| What to do |
Retype everything from the line that contains "Rebuild this chart" down to the line that contains "указан: 12801 км.(92%)']", inclusive, without altering or adding anything.

| Information shown |

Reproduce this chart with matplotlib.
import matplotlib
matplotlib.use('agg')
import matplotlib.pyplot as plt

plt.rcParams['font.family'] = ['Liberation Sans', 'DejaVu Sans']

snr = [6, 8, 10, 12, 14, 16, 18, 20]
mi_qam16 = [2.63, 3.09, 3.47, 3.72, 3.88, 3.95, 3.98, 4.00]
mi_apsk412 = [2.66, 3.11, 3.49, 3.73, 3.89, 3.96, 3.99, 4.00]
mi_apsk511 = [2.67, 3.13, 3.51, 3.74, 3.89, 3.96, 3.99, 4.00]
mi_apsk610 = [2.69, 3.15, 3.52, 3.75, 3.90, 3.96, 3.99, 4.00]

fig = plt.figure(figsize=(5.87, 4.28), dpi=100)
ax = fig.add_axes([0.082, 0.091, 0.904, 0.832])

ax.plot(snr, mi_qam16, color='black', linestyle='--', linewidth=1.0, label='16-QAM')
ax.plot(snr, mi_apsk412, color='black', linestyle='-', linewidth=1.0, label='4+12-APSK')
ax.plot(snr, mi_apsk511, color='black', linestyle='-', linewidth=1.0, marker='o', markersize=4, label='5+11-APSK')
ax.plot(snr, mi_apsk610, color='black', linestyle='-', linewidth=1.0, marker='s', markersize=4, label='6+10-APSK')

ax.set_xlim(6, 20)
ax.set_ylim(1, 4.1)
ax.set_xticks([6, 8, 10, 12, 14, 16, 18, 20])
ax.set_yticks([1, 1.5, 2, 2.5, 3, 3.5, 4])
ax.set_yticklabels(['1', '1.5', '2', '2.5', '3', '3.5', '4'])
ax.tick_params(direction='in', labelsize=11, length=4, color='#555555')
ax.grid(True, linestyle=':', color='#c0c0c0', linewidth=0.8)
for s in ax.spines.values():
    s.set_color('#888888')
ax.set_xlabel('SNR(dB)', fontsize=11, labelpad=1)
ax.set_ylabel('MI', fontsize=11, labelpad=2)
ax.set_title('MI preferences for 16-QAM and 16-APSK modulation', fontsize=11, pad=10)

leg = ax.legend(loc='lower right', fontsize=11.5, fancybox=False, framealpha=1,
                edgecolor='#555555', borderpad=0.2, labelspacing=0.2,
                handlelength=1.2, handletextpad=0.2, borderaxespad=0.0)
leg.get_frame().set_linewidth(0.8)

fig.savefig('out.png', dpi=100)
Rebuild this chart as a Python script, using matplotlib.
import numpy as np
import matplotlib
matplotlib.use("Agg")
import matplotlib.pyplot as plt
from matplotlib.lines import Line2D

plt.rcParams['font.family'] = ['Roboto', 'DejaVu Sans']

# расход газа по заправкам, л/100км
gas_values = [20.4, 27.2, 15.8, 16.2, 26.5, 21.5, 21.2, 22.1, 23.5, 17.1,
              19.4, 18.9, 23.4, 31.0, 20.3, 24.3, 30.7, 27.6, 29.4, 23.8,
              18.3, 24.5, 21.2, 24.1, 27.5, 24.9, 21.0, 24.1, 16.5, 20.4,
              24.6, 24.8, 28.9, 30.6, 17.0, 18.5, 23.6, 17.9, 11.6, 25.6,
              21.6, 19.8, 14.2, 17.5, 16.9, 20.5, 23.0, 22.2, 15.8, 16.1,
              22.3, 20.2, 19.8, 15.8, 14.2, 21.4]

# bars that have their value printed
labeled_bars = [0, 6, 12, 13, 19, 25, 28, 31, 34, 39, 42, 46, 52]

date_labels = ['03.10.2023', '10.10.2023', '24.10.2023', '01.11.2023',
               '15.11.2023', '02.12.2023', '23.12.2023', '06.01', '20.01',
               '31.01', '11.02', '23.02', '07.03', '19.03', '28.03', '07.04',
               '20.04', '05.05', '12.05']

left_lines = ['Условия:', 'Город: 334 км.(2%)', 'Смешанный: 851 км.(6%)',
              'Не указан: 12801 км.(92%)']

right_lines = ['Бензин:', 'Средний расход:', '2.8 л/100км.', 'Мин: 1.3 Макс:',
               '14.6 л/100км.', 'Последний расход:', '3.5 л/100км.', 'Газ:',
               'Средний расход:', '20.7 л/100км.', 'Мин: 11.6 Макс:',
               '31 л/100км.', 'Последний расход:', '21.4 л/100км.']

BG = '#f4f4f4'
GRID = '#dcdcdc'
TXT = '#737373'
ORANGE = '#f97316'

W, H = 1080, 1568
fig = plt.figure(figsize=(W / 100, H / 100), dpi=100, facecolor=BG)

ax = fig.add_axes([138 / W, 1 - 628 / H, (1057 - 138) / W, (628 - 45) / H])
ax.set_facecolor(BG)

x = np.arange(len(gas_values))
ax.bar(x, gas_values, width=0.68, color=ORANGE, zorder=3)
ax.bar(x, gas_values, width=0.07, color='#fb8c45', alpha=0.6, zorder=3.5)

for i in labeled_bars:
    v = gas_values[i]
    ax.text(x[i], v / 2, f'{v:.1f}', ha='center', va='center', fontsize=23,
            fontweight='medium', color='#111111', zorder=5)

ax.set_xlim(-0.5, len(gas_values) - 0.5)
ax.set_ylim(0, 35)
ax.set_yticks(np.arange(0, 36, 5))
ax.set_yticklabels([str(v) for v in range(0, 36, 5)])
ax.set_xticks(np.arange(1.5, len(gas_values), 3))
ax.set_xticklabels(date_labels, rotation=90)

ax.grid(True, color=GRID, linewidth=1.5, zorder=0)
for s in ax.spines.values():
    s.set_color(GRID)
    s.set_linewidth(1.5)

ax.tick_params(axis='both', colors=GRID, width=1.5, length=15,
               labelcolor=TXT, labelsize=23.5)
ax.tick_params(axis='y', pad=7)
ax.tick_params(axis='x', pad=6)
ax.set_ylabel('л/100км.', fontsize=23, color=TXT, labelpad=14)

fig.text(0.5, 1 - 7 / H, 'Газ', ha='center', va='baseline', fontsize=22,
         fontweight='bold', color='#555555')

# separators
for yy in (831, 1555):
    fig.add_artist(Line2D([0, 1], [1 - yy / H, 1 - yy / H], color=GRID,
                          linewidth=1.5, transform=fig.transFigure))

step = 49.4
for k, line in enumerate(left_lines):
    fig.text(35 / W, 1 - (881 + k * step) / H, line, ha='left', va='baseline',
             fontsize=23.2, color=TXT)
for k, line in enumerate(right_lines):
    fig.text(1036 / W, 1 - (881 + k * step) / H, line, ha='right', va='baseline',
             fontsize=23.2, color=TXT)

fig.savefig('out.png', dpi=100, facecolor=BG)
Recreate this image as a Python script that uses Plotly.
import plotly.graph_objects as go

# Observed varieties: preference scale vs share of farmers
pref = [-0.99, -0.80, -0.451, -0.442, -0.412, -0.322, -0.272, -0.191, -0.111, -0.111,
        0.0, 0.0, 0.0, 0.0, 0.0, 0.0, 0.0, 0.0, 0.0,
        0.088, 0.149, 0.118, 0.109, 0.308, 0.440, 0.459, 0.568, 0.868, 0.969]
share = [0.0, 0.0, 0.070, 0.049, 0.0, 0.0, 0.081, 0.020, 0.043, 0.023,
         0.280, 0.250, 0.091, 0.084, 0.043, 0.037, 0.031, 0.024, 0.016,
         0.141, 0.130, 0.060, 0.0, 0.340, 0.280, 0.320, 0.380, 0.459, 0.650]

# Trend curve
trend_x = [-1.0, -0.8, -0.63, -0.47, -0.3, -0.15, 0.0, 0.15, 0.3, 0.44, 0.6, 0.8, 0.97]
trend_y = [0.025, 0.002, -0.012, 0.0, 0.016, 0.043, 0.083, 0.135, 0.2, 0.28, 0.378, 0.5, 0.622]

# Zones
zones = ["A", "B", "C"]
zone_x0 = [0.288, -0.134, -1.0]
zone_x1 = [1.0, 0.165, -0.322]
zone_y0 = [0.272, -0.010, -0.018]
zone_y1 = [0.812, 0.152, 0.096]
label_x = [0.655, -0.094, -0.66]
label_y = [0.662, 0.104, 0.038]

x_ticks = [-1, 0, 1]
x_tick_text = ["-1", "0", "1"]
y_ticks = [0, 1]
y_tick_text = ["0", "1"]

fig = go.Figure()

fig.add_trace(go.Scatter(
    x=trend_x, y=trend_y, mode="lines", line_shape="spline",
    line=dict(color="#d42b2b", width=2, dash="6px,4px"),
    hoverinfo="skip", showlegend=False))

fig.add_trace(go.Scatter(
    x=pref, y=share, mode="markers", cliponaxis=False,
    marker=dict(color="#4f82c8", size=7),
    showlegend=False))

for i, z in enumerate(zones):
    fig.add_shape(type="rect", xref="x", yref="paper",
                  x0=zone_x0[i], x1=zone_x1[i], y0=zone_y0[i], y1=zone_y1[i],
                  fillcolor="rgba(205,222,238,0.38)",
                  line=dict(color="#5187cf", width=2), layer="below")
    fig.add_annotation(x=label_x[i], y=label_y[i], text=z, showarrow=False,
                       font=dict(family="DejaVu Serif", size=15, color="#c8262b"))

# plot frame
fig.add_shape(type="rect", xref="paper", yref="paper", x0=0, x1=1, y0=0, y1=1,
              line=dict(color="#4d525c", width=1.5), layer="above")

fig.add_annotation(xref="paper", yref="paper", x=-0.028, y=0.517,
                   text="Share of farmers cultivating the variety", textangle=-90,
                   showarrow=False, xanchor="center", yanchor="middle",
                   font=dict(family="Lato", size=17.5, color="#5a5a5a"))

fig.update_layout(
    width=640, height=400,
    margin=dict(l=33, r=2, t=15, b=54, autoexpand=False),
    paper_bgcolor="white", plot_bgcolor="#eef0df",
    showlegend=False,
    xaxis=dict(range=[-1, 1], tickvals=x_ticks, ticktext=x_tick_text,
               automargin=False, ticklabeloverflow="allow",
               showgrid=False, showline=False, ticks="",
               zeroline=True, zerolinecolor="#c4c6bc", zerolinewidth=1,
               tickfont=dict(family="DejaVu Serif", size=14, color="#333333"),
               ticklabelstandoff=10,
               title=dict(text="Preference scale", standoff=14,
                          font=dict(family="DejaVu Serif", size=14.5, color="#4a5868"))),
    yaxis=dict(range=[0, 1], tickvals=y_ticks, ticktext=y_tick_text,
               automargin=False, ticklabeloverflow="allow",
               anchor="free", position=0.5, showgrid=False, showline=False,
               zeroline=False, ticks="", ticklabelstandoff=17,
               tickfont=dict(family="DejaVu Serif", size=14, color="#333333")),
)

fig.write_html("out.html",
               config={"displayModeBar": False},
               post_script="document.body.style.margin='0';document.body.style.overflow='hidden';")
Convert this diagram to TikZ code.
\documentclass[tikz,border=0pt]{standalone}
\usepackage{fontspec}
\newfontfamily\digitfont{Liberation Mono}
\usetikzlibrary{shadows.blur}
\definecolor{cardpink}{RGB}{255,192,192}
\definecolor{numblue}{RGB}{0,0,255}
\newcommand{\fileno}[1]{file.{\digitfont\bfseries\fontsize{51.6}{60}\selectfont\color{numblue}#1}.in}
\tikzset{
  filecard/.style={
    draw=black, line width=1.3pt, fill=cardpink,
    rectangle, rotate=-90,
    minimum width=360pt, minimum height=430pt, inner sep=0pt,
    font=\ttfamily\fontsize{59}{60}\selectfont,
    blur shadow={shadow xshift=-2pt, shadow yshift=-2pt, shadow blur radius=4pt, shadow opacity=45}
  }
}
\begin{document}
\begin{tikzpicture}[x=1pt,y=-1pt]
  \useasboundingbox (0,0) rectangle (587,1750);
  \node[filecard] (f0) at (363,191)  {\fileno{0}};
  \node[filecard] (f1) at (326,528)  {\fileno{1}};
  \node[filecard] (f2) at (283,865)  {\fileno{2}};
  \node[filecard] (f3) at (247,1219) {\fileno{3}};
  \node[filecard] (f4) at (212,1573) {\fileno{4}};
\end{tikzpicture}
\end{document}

| Final answer |
Rebuild this chart as a Python script, using matplotlib.
import numpy as np
import matplotlib
matplotlib.use("Agg")
import matplotlib.pyplot as plt
from matplotlib.lines import Line2D

plt.rcParams['font.family'] = ['Roboto', 'DejaVu Sans']

# расход газа по заправкам, л/100км
gas_values = [20.4, 27.2, 15.8, 16.2, 26.5, 21.5, 21.2, 22.1, 23.5, 17.1,
              19.4, 18.9, 23.4, 31.0, 20.3, 24.3, 30.7, 27.6, 29.4, 23.8,
              18.3, 24.5, 21.2, 24.1, 27.5, 24.9, 21.0, 24.1, 16.5, 20.4,
              24.6, 24.8, 28.9, 30.6, 17.0, 18.5, 23.6, 17.9, 11.6, 25.6,
              21.6, 19.8, 14.2, 17.5, 16.9, 20.5, 23.0, 22.2, 15.8, 16.1,
              22.3, 20.2, 19.8, 15.8, 14.2, 21.4]

# bars that have their value printed
labeled_bars = [0, 6, 12, 13, 19, 25, 28, 31, 34, 39, 42, 46, 52]

date_labels = ['03.10.2023', '10.10.2023', '24.10.2023', '01.11.2023',
               '15.11.2023', '02.12.2023', '23.12.2023', '06.01', '20.01',
               '31.01', '11.02', '23.02', '07.03', '19.03', '28.03', '07.04',
               '20.04', '05.05', '12.05']

left_lines = ['Условия:', 'Город: 334 км.(2%)', 'Смешанный: 851 км.(6%)',
              'Не указан: 12801 км.(92%)']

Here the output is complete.